Reds’ reponse sets cat among pigeons
VIJAYAWADA: The statement of the CPI (Maoist) issued in the name of its official spokesman Syam with a warning to kill the accused in the call money-sex racket case in the city has stirred a hornet’s nest. It keeps the police engaged in anti-Maoist operations and observers of the leftwing extremist movement thinking whether it could be read as a sign of shift from the forest-centric operations of the Maoist party. The party, since its previous avatar of People’s War Group (PWG), has viewed the plains in the coastal Andhra region as a shelter or peace zone and incubator for production of its think-tank. Therefore, it keeps itself away from indulging in violent actions in the coastal plains so as not to stop fund flow from these areas and disturb ‘peace’ there.
The strategy has been in force since the period of Kondapalli Seetaramaiah, a patriarchal figure of the erstwhile PWG, who hailed from a village near Gudivada in Krishna district. The police take serious view of the Moists’ warning in the capital region inhabited by VVIPs. A senior officer entrusted with anti-Maoist operations did not rule out the possibility of a random or surprise action in the capital region in a desperate bid to make their presence felt. ” It could be a sign for a hit-and-run action”, he added. City police commissioner D Gautam Sawang told TOI that he was examining the tone and the tenor of the press release. A Left intellectual, who did not want to be quoted, said Maoists’ response in a case pertained to the capital region was an indication for their departure in their focus from the forests to the plains. “The plain areas or urban centres like Vijayawada are no longer their fund centres and their base either. In such a scenario they may revisit their existing strategy to attract the urban poor and middle class with random actions”, he felt while driving his point home, citing the instance of Visakhapatnam where three Maoists were killed in encounters in a span of two years as a result of the party’s focus on urban issues.

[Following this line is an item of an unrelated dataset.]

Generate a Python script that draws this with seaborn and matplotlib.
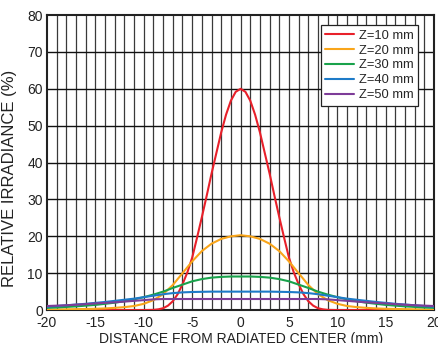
import numpy as np
import pandas as pd
import matplotlib
matplotlib.use("Agg")
import matplotlib.pyplot as plt
import seaborn as sns

# (symmetric about 0), right half given
x_red = [0, 0.5, 1, 1.5, 2, 2.5, 3, 3.5, 4, 4.5, 5, 5.5, 6, 6.5, 7, 7.5, 8, 8.5, 9, 10, 12, 15, 20]
z10 = [60, 59.2, 56.8, 53, 48.2, 42.6, 37, 31, 25.2, 19.6, 14.2, 10.2, 7, 4.3, 2.4, 1.2, 0.5, 0.2, 0.05, 0, 0, 0, 0]

x_half = list(range(0, 21))
z20 = [20.3, 20, 19.3, 18, 16, 13.2, 10, 6.8, 4.3, 2.7, 1.7, 1.1, 0.8, 0.6, 0.45, 0.35, 0.3, 0.25, 0.2, 0.15, 0.1]
z30 = [9.1, 9.1, 9.0, 8.8, 8.4, 7.8, 6.9, 6.0, 5.0, 4.2, 3.5, 2.9, 2.4, 2.0, 1.7, 1.4, 1.2, 1.0, 0.85, 0.7, 0.6]
z40 = [5, 5, 5, 5, 4.95, 4.9, 4.8, 4.6, 4.3, 3.9, 3.5, 3.1, 2.8, 2.5, 2.2, 1.95, 1.7, 1.5, 1.3, 1.1, 0.9]
z50 = [3.0, 3.0, 3.0, 3.0, 3.0, 3.0, 3.0, 3.0, 3.0, 2.9, 2.7, 2.5, 2.3, 2.1, 1.95, 1.8, 1.6, 1.45, 1.3, 1.2, 1.1]

labels = ["Z=10 mm", "Z=20 mm", "Z=30 mm", "Z=40 mm", "Z=50 mm"]
colors = ["#e8202a", "#f9a51a", "#19a24b", "#1e7bc8", "#7d3c98"]


def mirror(xs, ys):
    xs = list(xs)
    ys = list(ys)
    return [-v for v in xs[:0:-1]] + xs, ys[:0:-1] + ys


rows = []
for lab, xs, ys in zip(labels,
                       [x_red, x_half, x_half, x_half, x_half],
                       [z10, z20, z30, z40, z50]):
    mx, my = mirror(xs, ys)
    for a, b in zip(mx, my):
        rows.append({"x": a, "y": b, "series": lab})
df = pd.DataFrame(rows)

sns.set_style("white")
plt.rcParams['font.family'] = ['Liberation Sans', 'DejaVu Sans']
plt.rcParams['axes.unicode_minus'] = False

fig = plt.figure(figsize=(4.39, 3.43), dpi=100)
ax = fig.add_axes([0.107, 0.096, 0.882, 0.86])

# grid first
for v in range(-19, 20):
    ax.axvline(v, color="#3a3a3a", lw=0.9, zorder=1)
for h in range(10, 80, 10):
    ax.axhline(h, color="#111111", lw=1.0, zorder=1)

sns.lineplot(data=df, x="x", y="y", hue="series", palette=colors,
             hue_order=labels, lw=1.5, ax=ax, sort=True, estimator=None, zorder=3)

ax.set_xlim(-20, 20)
ax.set_ylim(0, 80)
ax.set_xticks(range(-20, 21, 5))
ax.set_yticks(range(0, 81, 10))
ax.tick_params(length=0, labelsize=10, colors="#222222")
ax.tick_params(axis="x", pad=4)
ax.tick_params(axis="y", pad=3)
for s in ax.spines.values():
    s.set_color("#222222")
    s.set_linewidth(1.5)
ax.set_xlabel("DISTANCE FROM RADIATED CENTER (mm)", fontsize=10, labelpad=2, color="#222222")
ax.set_ylabel("RELATIVE IRRADIANCE (%)", fontsize=12, color="#222222")
ax.yaxis.set_label_coords(-0.078, 0.445)

leg = ax.legend(loc="upper right", bbox_to_anchor=(0.959, 0.966), fontsize=9.3,
                frameon=True, fancybox=False, handlelength=2.2, handletextpad=0.4,
                labelspacing=0.22, borderpad=0.35, borderaxespad=0)
leg.get_frame().set_edgecolor("#222222")
leg.get_frame().set_linewidth(0.9)
leg.get_frame().set_alpha(1)
leg.set_title(None)

fig.savefig("out.png", dpi=100)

Currently, the party is indulging in sporadic activities in certain pockets of East Godavari and Visakhapatnam districts under the banners of the Sabari Area Committee and East Visakha Committee. In early 1980s the Central Organising Committee (COC) which later metamorphosed into PWG concentrated their activities in urban areas of Telangana region such as Karimnagar, Godavarikhani, Ramagundam and Peddapalli. Later, the party was forced to retreat into the forests after a police action and it failed to build its bases in the urban centres. The police fear whether the Maoist menace has been inherited to the successor State along with the others issues that cropped up in the process of bifurcation of Telangana.
The presence of Maoists is limited to around a dozen mandals in Visakhapantam district, especially the places like Donkarayi which the extremists use as a transit point in their movement on Andhra Odisha Border (AOB). The successor state has inherited seven mandals from the Telangana’s Khammam district as part of the bifurcation. Of them Chintoor, Yatapaka and Kunavaram are considered as hotbeds for Maoist activities. An intelligence official highlighted the need for reorientation of the armed forces to handle a fresh threat of Maoists in the successor state. “Anti-naxal squads (ANS) have been drafted for the other assignments like VIP security and the cadre allotment in the police department in the rank of DSP is still to be decided even 18 months after the state division. These issues have to be sorted out on a priority basis to counter the Maoists effectively”, he commented.